All lines in which the word "this" occurs are to be extracted.

**Provided material**
━━━━

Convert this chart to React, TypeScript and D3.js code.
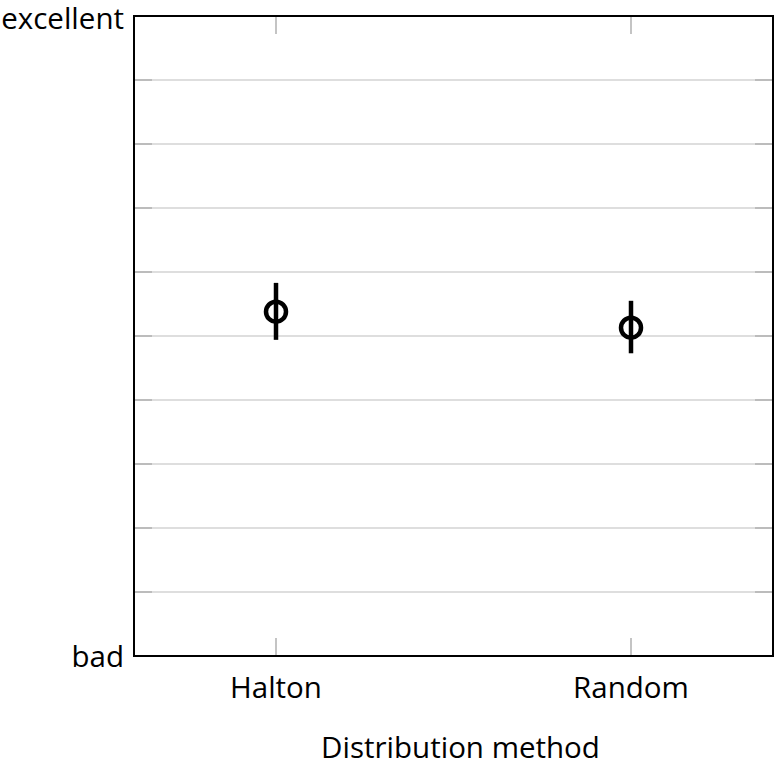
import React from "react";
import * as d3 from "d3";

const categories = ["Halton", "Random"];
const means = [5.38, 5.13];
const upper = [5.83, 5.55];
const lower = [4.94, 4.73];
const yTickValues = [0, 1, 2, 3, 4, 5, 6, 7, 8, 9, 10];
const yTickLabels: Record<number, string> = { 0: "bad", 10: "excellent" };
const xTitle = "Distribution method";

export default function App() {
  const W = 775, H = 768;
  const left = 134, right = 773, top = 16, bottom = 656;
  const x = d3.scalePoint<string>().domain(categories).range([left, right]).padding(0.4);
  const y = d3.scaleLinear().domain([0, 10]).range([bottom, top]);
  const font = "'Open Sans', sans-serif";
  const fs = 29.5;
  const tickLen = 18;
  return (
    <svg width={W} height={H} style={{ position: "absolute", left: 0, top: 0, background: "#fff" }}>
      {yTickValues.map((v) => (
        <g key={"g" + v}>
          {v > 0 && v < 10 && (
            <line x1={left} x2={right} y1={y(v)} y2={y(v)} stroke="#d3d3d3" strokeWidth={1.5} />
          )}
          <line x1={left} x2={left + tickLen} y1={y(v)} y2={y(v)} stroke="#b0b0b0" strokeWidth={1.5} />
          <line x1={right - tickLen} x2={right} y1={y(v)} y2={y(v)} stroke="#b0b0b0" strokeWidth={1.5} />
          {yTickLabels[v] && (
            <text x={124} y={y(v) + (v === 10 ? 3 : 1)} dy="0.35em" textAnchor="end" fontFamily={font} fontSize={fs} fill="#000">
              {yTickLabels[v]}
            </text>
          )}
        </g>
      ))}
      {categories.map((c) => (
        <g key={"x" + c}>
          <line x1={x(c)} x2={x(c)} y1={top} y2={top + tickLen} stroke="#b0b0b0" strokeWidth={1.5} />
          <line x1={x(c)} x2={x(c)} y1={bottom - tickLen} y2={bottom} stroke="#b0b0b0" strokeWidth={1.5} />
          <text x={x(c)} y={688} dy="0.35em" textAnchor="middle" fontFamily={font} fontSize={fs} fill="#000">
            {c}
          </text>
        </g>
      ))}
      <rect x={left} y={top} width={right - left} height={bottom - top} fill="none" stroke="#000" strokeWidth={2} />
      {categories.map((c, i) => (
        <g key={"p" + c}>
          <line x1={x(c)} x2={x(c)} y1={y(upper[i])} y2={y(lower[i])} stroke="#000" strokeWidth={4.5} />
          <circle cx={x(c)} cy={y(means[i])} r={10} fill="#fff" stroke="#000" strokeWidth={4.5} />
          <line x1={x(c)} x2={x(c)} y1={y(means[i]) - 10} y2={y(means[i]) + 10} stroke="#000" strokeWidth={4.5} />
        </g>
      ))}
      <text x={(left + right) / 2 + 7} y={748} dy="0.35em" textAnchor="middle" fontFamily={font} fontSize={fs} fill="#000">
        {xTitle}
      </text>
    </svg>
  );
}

━━━━

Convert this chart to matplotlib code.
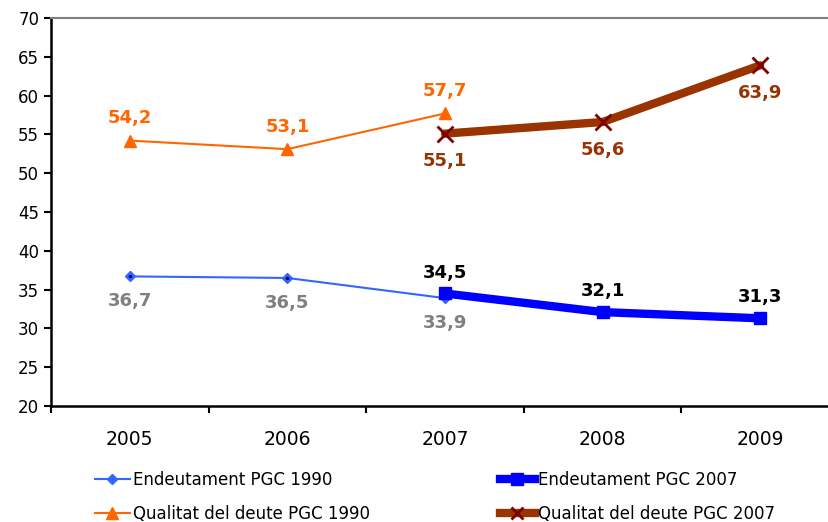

━━━━

**Output**
Convert this chart to React, TypeScript and D3.js code.
Convert this chart to matplotlib code.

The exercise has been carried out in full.